Coote really brought out Vitellia’s conflict of emotions, and in each utterance we could see and hear the play of emotions across her face and her voice. Some of the role lies quite high for a mezzo-soprano, but Coote never made us feel she was going outside the role the extremes of range (high and low) were representative of the extremes of emotion. But there was also much quiet, beautiful singing; this Vitellia was more than just a scheming bitch. Coote crowned the performance with a stunning final accompanied recitative, where each word was strongly coloured, leading to a tormented account of ‘Non, piu di fiori’. This had Coote’s trademark flexibility of phrasing and use of rubato, but always in the service of heightening the emotion. And she was superbly partnered by the solo basset-horn. Interestingly I had previously seen Coote as Sesto, and wondered how many mezzo-sopranos have played both roles.
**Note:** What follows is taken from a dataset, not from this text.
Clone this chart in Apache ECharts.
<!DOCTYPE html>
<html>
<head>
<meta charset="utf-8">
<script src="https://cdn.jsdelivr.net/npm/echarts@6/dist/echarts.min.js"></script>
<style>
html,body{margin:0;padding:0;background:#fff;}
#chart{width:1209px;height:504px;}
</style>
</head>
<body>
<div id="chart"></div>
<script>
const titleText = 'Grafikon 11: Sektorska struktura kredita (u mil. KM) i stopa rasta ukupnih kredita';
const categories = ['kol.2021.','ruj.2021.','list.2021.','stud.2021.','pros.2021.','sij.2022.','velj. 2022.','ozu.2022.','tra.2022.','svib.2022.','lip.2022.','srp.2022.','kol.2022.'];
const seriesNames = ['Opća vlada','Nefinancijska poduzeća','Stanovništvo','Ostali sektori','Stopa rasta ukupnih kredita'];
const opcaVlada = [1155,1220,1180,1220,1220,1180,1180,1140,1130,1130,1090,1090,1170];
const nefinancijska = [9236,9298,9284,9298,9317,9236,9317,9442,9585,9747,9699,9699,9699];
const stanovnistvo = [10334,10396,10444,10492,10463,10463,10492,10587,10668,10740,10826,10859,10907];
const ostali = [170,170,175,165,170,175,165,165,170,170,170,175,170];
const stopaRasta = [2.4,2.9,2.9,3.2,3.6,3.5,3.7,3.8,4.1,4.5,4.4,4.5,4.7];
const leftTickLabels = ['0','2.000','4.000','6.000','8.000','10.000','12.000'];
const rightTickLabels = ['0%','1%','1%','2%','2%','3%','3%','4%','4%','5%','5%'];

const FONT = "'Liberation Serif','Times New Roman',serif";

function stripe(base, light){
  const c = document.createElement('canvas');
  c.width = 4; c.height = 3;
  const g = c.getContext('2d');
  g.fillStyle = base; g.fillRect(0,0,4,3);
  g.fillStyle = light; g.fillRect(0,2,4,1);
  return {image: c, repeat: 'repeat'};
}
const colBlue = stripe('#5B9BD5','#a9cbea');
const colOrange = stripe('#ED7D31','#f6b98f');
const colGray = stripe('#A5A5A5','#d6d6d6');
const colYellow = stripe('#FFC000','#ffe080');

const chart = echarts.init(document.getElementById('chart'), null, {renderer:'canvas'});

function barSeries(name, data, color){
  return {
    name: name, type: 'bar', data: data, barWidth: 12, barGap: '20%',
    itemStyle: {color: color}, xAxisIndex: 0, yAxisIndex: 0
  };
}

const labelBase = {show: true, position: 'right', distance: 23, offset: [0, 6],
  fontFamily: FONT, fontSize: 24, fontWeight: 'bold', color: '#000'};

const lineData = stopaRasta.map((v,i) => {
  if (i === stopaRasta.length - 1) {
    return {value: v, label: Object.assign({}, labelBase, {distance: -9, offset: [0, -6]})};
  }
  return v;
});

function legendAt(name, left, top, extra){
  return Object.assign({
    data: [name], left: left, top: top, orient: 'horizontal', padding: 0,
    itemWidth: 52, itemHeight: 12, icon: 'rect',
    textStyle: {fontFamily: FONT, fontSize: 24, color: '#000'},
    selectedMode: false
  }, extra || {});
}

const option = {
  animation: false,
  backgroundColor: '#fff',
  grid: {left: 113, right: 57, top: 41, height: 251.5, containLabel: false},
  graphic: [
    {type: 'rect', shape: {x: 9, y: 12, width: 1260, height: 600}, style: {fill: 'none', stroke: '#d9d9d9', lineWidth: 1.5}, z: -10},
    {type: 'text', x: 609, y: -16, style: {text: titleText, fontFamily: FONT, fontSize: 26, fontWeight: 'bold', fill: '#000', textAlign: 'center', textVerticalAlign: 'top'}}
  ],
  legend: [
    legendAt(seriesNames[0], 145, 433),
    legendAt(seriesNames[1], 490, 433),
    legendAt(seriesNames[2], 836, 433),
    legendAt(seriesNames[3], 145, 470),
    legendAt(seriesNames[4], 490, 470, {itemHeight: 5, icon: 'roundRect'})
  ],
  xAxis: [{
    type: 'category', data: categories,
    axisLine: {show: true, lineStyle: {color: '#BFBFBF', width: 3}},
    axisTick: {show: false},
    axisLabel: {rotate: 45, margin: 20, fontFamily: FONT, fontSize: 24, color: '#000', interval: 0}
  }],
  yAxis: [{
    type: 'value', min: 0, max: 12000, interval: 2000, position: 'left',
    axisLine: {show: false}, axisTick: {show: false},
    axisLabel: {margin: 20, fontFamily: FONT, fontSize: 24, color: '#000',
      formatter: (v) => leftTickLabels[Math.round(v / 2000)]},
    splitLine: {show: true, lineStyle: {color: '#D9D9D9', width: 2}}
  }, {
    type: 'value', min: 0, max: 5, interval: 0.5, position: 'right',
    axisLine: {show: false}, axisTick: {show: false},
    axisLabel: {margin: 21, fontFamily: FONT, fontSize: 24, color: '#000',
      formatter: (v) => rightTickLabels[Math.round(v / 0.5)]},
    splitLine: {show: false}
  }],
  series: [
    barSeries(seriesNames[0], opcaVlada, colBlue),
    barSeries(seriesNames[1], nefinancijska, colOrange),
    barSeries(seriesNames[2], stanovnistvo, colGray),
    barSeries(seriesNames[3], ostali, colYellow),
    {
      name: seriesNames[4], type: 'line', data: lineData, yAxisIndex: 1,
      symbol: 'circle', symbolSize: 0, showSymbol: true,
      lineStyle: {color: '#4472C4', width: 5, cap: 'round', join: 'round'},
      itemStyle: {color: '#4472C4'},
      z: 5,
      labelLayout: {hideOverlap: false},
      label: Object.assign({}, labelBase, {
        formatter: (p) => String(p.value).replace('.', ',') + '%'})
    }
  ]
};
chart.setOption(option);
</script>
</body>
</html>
Alice Coote - Mozart: La Clemenza di Tito - Glyndebourne Opera at the BBC Proms (Photo BBC / Chris Christodoulou)
Alice Coote (Photo BBC / Chris Christodoulou)

The only soprano in the cast, Joelle Harvey was a demure but strong-minded Servilia. Harvey showed that pure tone and beautiful phrasing could be combined with real strength of character. Servilia is one of the few admirable characters in the opera, and Harvey made it show. She was finely partnered by Michele Losier’s Annio. Like Anna Stephany, Losier created Annio as a believable, rather intense and serious young man. And made him count as a character, rather than just a dry run for Sesto. Michele Losier and Joelle Harvey made Annio and Servilia’s Act One duet profoundly touching.

Tito’s arias are some of the most conventional in the opera. Richard Croft was not unstylish, but his singing was very vibrant with a great sense of drama rather than classical poise. It was very much in those recitatives that he really made the character felt. Clive Bayley was a highly characterful and easily dislikeable Publio, definitely a career politician on the make. And Bayley sang Publio’s aria with vivid vigour.

One of the striking features of librettist Caterino Mazzola’s adaptation of Metastasio’s libretto (done to Mozart’s instruction), is the introduction of many duets, trios and ensembles. And Mozart’s use of them make the drama really progress. It was noticeable in this performance ow the cast used the ensembles dramatically. So that both trios told a real story, and the astonishing ensemble which concludes Act One was positively gripping.

The Glyndebourne Festival Chorus was on strong form, singing Mozart’s choruses with power and style. But, in the context of a stripped back staging their use of Peter Sellers-like hand choreography was somewhat puzzling.

Robin Ticciati conducted a lithe and lively account of the score, but he was not averse to slowing down and allowing highly expressive phrasing from the singers. The Orchestra of the Age of Enlightenment was on strong form, producing a nice mix of drama and sophistication.

Mozart’s penultimate opera can still sometimes seem something of a misunderstood ugly duckling, its reversion to opera seria an aberration after the trio of operas with Lorenzo da Ponte. The opera’s message of clemency is very much an Enlightenment concept which does not always sit well with modern directors. But Glyndebourne fielded a well balance cast, and all contributed to a performance which, musically at least, took the opera seriously and conveyed intense emotions with great style.